## [Exercise brief]
Reproduce exactly, with no pictures, each line from the opening of the material down through the line containing "(sf) at (580.7,1446.6)".

## [Data section]
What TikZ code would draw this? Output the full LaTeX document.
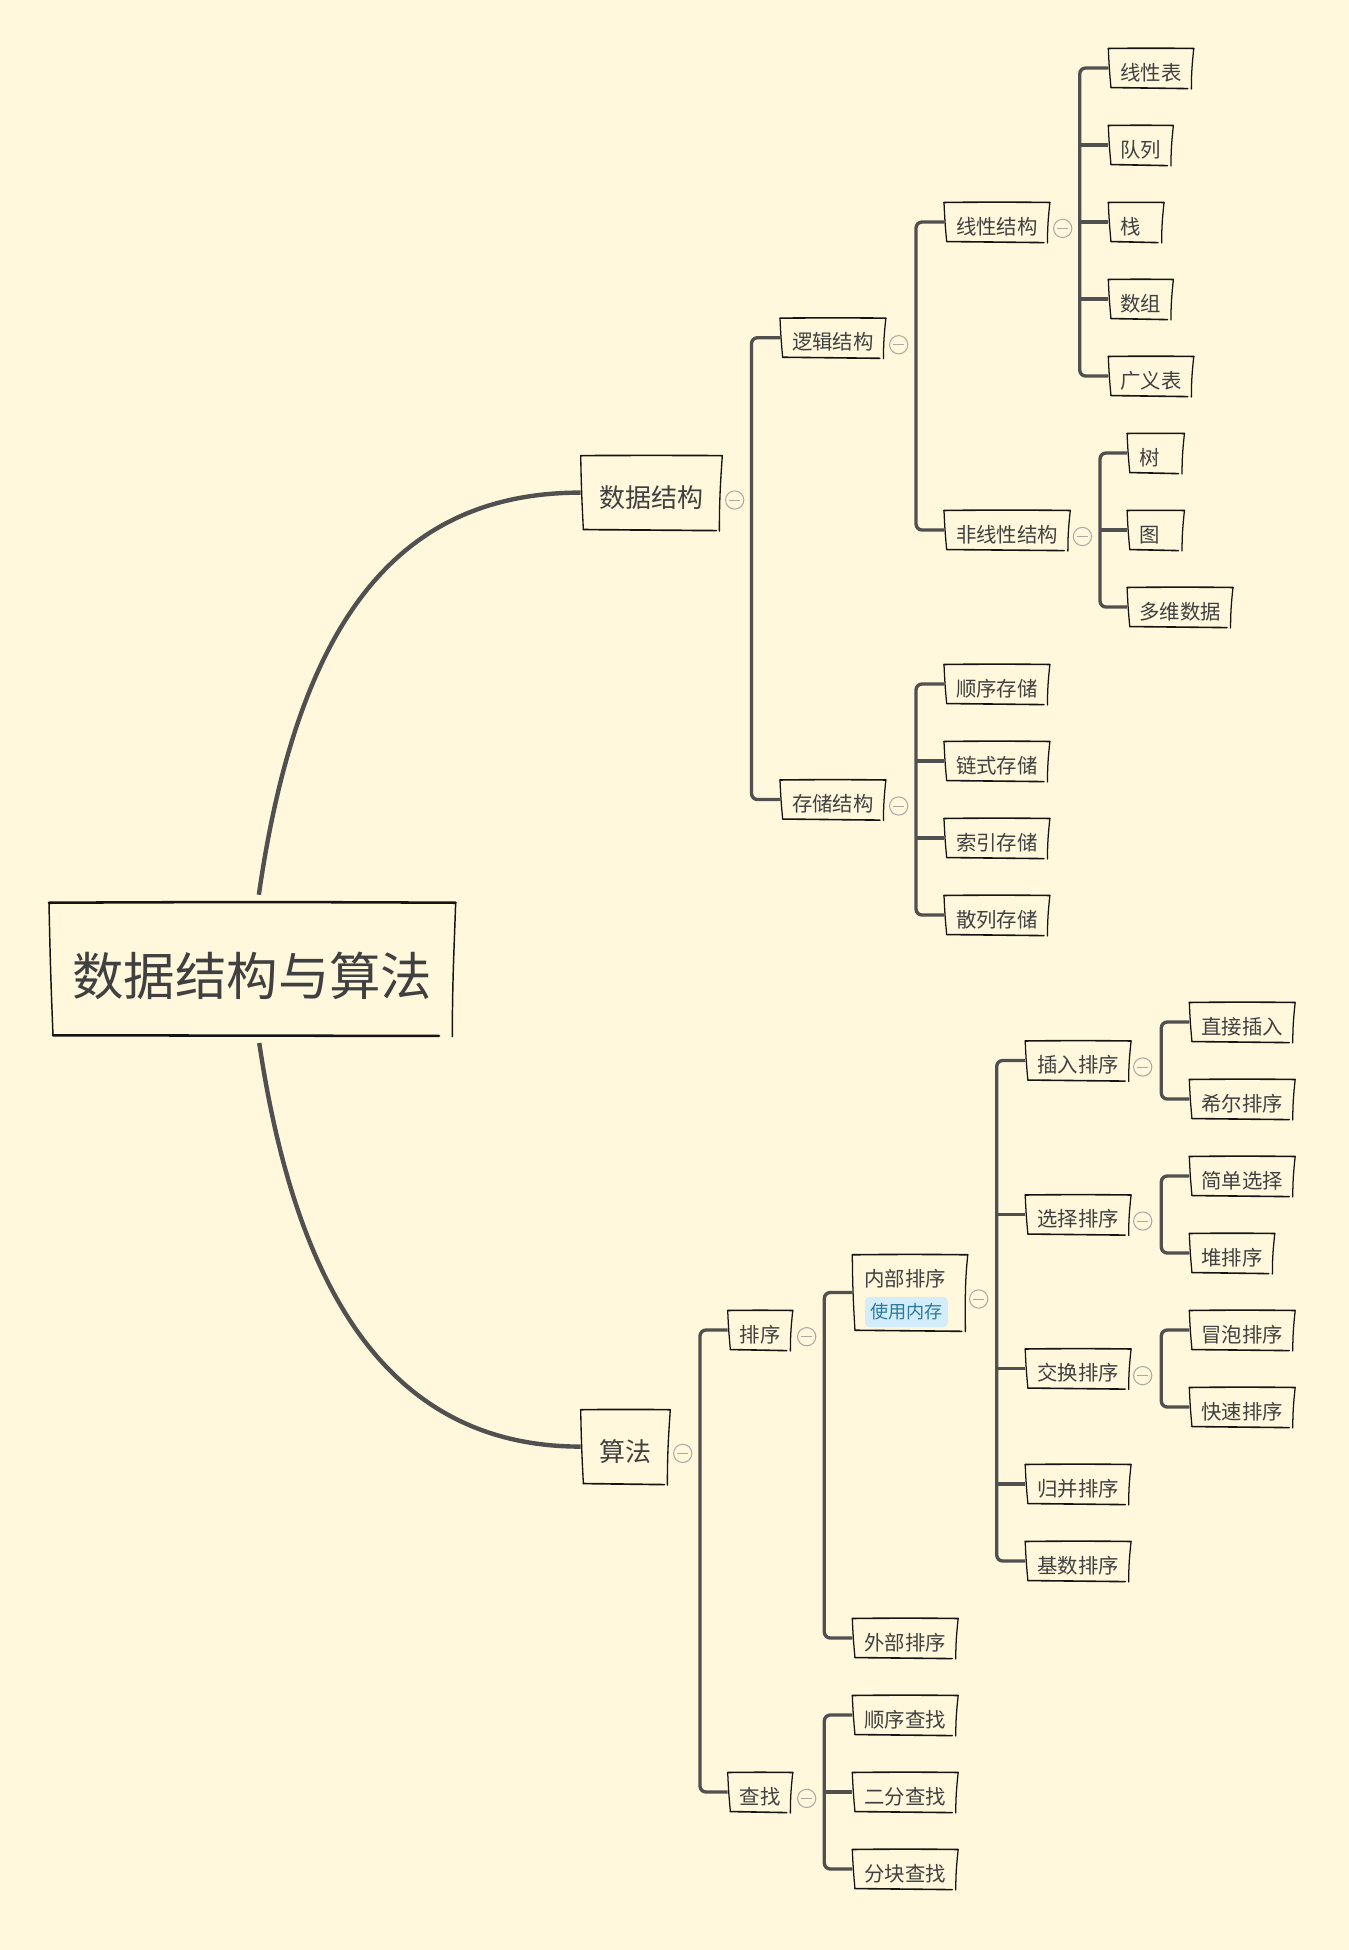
\documentclass[tikz,border=0pt]{standalone}
\usepackage{fontspec}
\setmainfont{Noto Sans CJK SC}
\definecolor{paper}{HTML}{FFF8DC}
\definecolor{ink}{HTML}{404040}
\definecolor{wire}{HTML}{505050}
\definecolor{pen}{HTML}{141414}
\definecolor{togglegray}{HTML}{A8A8A4}
\definecolor{tagfill}{HTML}{D3EEFA}
\definecolor{tagtext}{HTML}{2B7A9E}
\tikzset{
	roottopic/.style={anchor=west,text=ink,inner xsep=17.2pt,inner ysep=0pt,minimum height=99pt,text height=39pt,text depth=0pt,font=\fontsize{38.6}{44}\selectfont},
	maintopic/.style={anchor=west,text=ink,inner xsep=13.9pt,inner ysep=0pt,minimum height=55pt,text height=21.6pt,text depth=0pt,font=\fontsize{19.5}{24}\selectfont},
	subtopic/.style={anchor=west,text=ink,inner xsep=8.9pt,inner ysep=0pt,minimum height=28.9pt,text height=18.4pt,text depth=0pt,font=\fontsize{15.3}{18}\selectfont},
	innerword/.style={text=ink,inner sep=0pt,text height=11.6pt,text depth=0pt,font=\fontsize{15.3}{18}\selectfont},
	memotag/.style={fill=tagfill,text=tagtext,rounded corners=3pt,inner sep=0pt,minimum width=62pt,minimum height=22.5pt,text height=10.3pt,text depth=0pt,font=\fontsize{13.6}{16}\selectfont},
	toggle/.style={circle,draw=togglegray,line width=0.75pt,inner sep=0pt,minimum size=13.7pt,
		path picture={\draw[togglegray,line width=0.75pt] ([xshift=-4.1pt]path picture bounding box.center) -- ([xshift=4.1pt]path picture bounding box.center);}},
	branch/.style={draw=wire,line width=2.5pt,rounded corners=4.5pt},
	bigcurve/.style={draw=wire,line width=3.3pt},
	penline/.style={draw=pen,line width=#1,line cap=round}
}
\begin{document}
\begin{tikzpicture}[x=0.75pt,y=-0.75pt]
	\fill[paper] (0,0) rectangle (1349,1950);
	\useasboundingbox (0,0) rectangle (1349,1950);

	% centre
	\node[roottopic] (root) at (49,969) {数据结构与算法};
	\node[maintopic] (sjjg) at (580.7,492.6) {数据结构};
	\node[maintopic] (sf) at (580.7,1446.6) {算法};

	% data structures
	\node[subtopic] (ljjg) at (780,337.7) {逻辑结构};
	\node[subtopic] (ccjg) at (780,799.5) {存储结构};
	\node[subtopic] (xxjg) at (944,222) {线性结构};
	\node[subtopic] (fxx) at (944,530) {非线性结构};
	\node[subtopic] (xxb) at (1108.3,68) {线性表};
	\node[subtopic] (dl) at (1108.3,145) {队列};
	\node[subtopic] (zhan) at (1108.3,222) {栈\hspace*{8.3pt}};
	\node[subtopic] (sz) at (1108.3,299) {数组};
	\node[subtopic] (gyb) at (1108.3,376) {广义表};
	\node[subtopic] (shu) at (1127.1,453) {树\hspace*{9.5pt}};
	\node[subtopic] (tu) at (1127.1,530) {图\hspace*{9.5pt}};
	\node[subtopic] (dwsj) at (1127.1,607) {多维数据};
	\node[subtopic] (sxcc) at (944,684) {顺序存储};
	\node[subtopic] (lscc) at (944,761) {链式存储};
	\node[subtopic] (sycc) at (944,838) {索引存储};
	\node[subtopic] (slcc) at (944,915) {散列存储};

	% algorithms
	\node[subtopic] (px) at (727.7,1330) {排序};
	\node[subtopic] (cz) at (727.7,1792) {查找};
	\node[subtopic,minimum width=86.2pt,minimum height=56.2pt] (nb) at (852.3,1292.5) {};
	\node[innerword] (nbword) at (905.3,1278.3) {内部排序};
	\node[memotag] (nbtag) at (906.5,1312) {使用内存};
	\node[subtopic] (wb) at (852.3,1638) {外部排序};
	\node[subtopic] (sxcz) at (852.3,1715) {顺序查找};
	\node[subtopic] (efcz) at (852.3,1792) {二分查找};
	\node[subtopic] (fkcz) at (852.3,1869) {分块查找};
	\node[subtopic] (crpx) at (1025.2,1060.5) {插入排序};
	\node[subtopic] (xzpx) at (1025.2,1214.5) {选择排序};
	\node[subtopic] (jhpx) at (1025.2,1368.5) {交换排序};
	\node[subtopic] (gbpx) at (1025.2,1484) {归并排序};
	\node[subtopic] (jspx) at (1025.2,1561) {基数排序};
	\node[subtopic] (zjcr) at (1189.3,1022) {直接插入};
	\node[subtopic] (xepx) at (1189.3,1099) {希尔排序};
	\node[subtopic] (jdxz) at (1189.3,1176) {简单选择};
	\node[subtopic] (dpx) at (1189.3,1253) {堆排序};
	\node[subtopic] (mppx) at (1189.3,1330) {冒泡排序};
	\node[subtopic] (kspx) at (1189.3,1407) {快速排序};

	% collapse marks
	\node[toggle] (tgsjjg) at (734.7,500) {};
	\node[toggle] (tgsf) at (682.7,1453.4) {};
	\node[toggle] (tgljjg) at (898.7,344.7) {};
	\node[toggle] (tgccjg) at (898.7,806) {};
	\node[toggle] (tgxxjg) at (1062.7,228.4) {};
	\node[toggle] (tgfxx) at (1082.4,536.5) {};
	\node[toggle] (tgpx) at (806.7,1336.7) {};
	\node[toggle] (tgcz) at (806.7,1798.4) {};
	\node[toggle] (tgnb) at (978.7,1299) {};
	\node[toggle] (tgcrpx) at (1142.7,1067) {};
	\node[toggle] (tgxzpx) at (1142.7,1221) {};
	\node[toggle] (tgjhpx) at (1142.7,1375.6) {};

	% sketched frames
	\foreach \n in {ljjg,ccjg,xxjg,fxx,xxb,dl,zhan,sz,gyb,shu,tu,dwsj,sxcc,lscc,sycc,slcc,px,cz,nb,wb,sxcz,efcz,fkcz,crpx,xzpx,jhpx,gbpx,jspx,zjcr,xepx,jdxz,dpx,mppx,kspx}
	{
		\draw[penline=1.2pt] (\n.north west) to[bend left=0.6] (\n.north east);
		\draw[penline=0.95pt] (\n.north west) to[bend right=1.5] ([xshift=2pt]\n.south west);
		\draw[penline=1.2pt] ([xshift=2pt]\n.south west) -- ([xshift=-4.5pt,yshift=-0.8pt]\n.south east);
		\draw[penline=0.95pt] (\n.north east) to[out=-96,in=90] ([xshift=-1.8pt,yshift=-1.1pt]\n.south east);
	}
	\foreach \n in {sjjg,sf}
	{
		\draw[penline=1.25pt] (\n.north west) to[bend left=0.4] (\n.north east);
		\draw[penline=1pt] (\n.north west) to[bend right=1] ([xshift=2pt]\n.south west);
		\draw[penline=1.25pt] ([xshift=2pt]\n.south west) -- ([xshift=-4.5pt,yshift=-0.8pt]\n.south east);
		\draw[penline=1pt] (\n.north east) to[out=-94,in=90] ([xshift=-2.2pt,yshift=-1.2pt]\n.south east);
	}
	\draw[penline=1.9pt] (root.north west) to[bend left=0.3] (root.north east);
	\draw[penline=1.1pt] (root.north west) to[bend right=0.6] ([xshift=3pt]root.south west);
	\draw[penline=1.9pt] ([xshift=3pt]root.south west) -- ([xshift=-12.5pt,yshift=-0.5pt]root.south east);
	\draw[penline=1.1pt] (root.north east) to[out=-92,in=90] ([xshift=-2.5pt,yshift=-1pt]root.south east);

	% centre to main topics
	\coordinate (rootup) at ([xshift=4.9pt,yshift=6pt]root.north);
	\coordinate (rootdown) at ([xshift=5.2pt,yshift=-5.8pt]root.south);
	\draw[bigcurve] (rootup) .. controls (298,621) and (398,492.6) .. (sjjg.west);
	\draw[bigcurve] (rootdown) .. controls (298,1305) and (398,1446.6) .. (sf.west);

	% trunks
	\coordinate (trsjjg) at (751.5,0);
	\coordinate (trljjg) at (916,0);
	\coordinate (trxxjg) at (1079.7,0);
	\coordinate (trfxx) at (1100,0);
	\coordinate (trsf) at (700,0);
	\coordinate (trpx) at (824.3,0);
	\coordinate (trnb) at (996.7,0);
	\coordinate (trcrpx) at (1161.3,0);

	\draw[branch] (ljjg.west) -- (ljjg.west -| trsjjg) -- (ccjg.west -| trsjjg) -- (ccjg.west);
	\draw[branch] (xxjg.west) -- (xxjg.west -| trljjg) -- (fxx.west -| trljjg) -- (fxx.west);
	\draw[branch] (xxb.west) -- (xxb.west -| trxxjg) -- (gyb.west -| trxxjg) -- (gyb.west);
	\foreach \n in {dl,zhan,sz}
		\draw[branch] (\n.west -| trxxjg) -- (\n.west);
	\draw[branch] (shu.west) -- (shu.west -| trfxx) -- (dwsj.west -| trfxx) -- (dwsj.west);
	\draw[branch] (tu.west -| trfxx) -- (tu.west);
	\draw[branch] (sxcc.west) -- (sxcc.west -| trljjg) -- (slcc.west -| trljjg) -- (slcc.west);
	\foreach \n in {lscc,sycc}
		\draw[branch] (\n.west -| trljjg) -- (\n.west);
	\draw[branch] (px.west) -- (px.west -| trsf) -- (cz.west -| trsf) -- (cz.west);
	\draw[branch] (nb.west) -- (nb.west -| trpx) -- (wb.west -| trpx) -- (wb.west);
	\draw[branch] (sxcz.west) -- (sxcz.west -| trpx) -- (fkcz.west -| trpx) -- (fkcz.west);
	\draw[branch] (efcz.west -| trpx) -- (efcz.west);
	\draw[branch] (crpx.west) -- (crpx.west -| trnb) -- (jspx.west -| trnb) -- (jspx.west);
	\foreach \n in {xzpx,jhpx,gbpx}
		\draw[branch] (\n.west -| trnb) -- (\n.west);
	\draw[branch] (zjcr.west) -- (zjcr.west -| trcrpx) -- (xepx.west -| trcrpx) -- (xepx.west);
	\draw[branch] (jdxz.west) -- (jdxz.west -| trcrpx) -- (dpx.west -| trcrpx) -- (dpx.west);
	\draw[branch] (mppx.west) -- (mppx.west -| trcrpx) -- (kspx.west -| trcrpx) -- (kspx.west);

\end{tikzpicture}
\end{document}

## [Output for this task]
What TikZ code would draw this? Output the full LaTeX document.
\documentclass[tikz,border=0pt]{standalone}
\usepackage{fontspec}
\setmainfont{Noto Sans CJK SC}
\definecolor{paper}{HTML}{FFF8DC}
\definecolor{ink}{HTML}{404040}
\definecolor{wire}{HTML}{505050}
\definecolor{pen}{HTML}{141414}
\definecolor{togglegray}{HTML}{A8A8A4}
\definecolor{tagfill}{HTML}{D3EEFA}
\definecolor{tagtext}{HTML}{2B7A9E}
\tikzset{
	roottopic/.style={anchor=west,text=ink,inner xsep=17.2pt,inner ysep=0pt,minimum height=99pt,text height=39pt,text depth=0pt,font=\fontsize{38.6}{44}\selectfont},
	maintopic/.style={anchor=west,text=ink,inner xsep=13.9pt,inner ysep=0pt,minimum height=55pt,text height=21.6pt,text depth=0pt,font=\fontsize{19.5}{24}\selectfont},
	subtopic/.style={anchor=west,text=ink,inner xsep=8.9pt,inner ysep=0pt,minimum height=28.9pt,text height=18.4pt,text depth=0pt,font=\fontsize{15.3}{18}\selectfont},
	innerword/.style={text=ink,inner sep=0pt,text height=11.6pt,text depth=0pt,font=\fontsize{15.3}{18}\selectfont},
	memotag/.style={fill=tagfill,text=tagtext,rounded corners=3pt,inner sep=0pt,minimum width=62pt,minimum height=22.5pt,text height=10.3pt,text depth=0pt,font=\fontsize{13.6}{16}\selectfont},
	toggle/.style={circle,draw=togglegray,line width=0.75pt,inner sep=0pt,minimum size=13.7pt,
		path picture={\draw[togglegray,line width=0.75pt] ([xshift=-4.1pt]path picture bounding box.center) -- ([xshift=4.1pt]path picture bounding box.center);}},
	branch/.style={draw=wire,line width=2.5pt,rounded corners=4.5pt},
	bigcurve/.style={draw=wire,line width=3.3pt},
	penline/.style={draw=pen,line width=#1,line cap=round}
}
\begin{document}
\begin{tikzpicture}[x=0.75pt,y=-0.75pt]
	\fill[paper] (0,0) rectangle (1349,1950);
	\useasboundingbox (0,0) rectangle (1349,1950);

	% centre
	\node[roottopic] (root) at (49,969) {数据结构与算法};
	\node[maintopic] (sjjg) at (580.7,492.6) {数据结构};
	\node[maintopic] (sf) at (580.7,1446.6) {算法};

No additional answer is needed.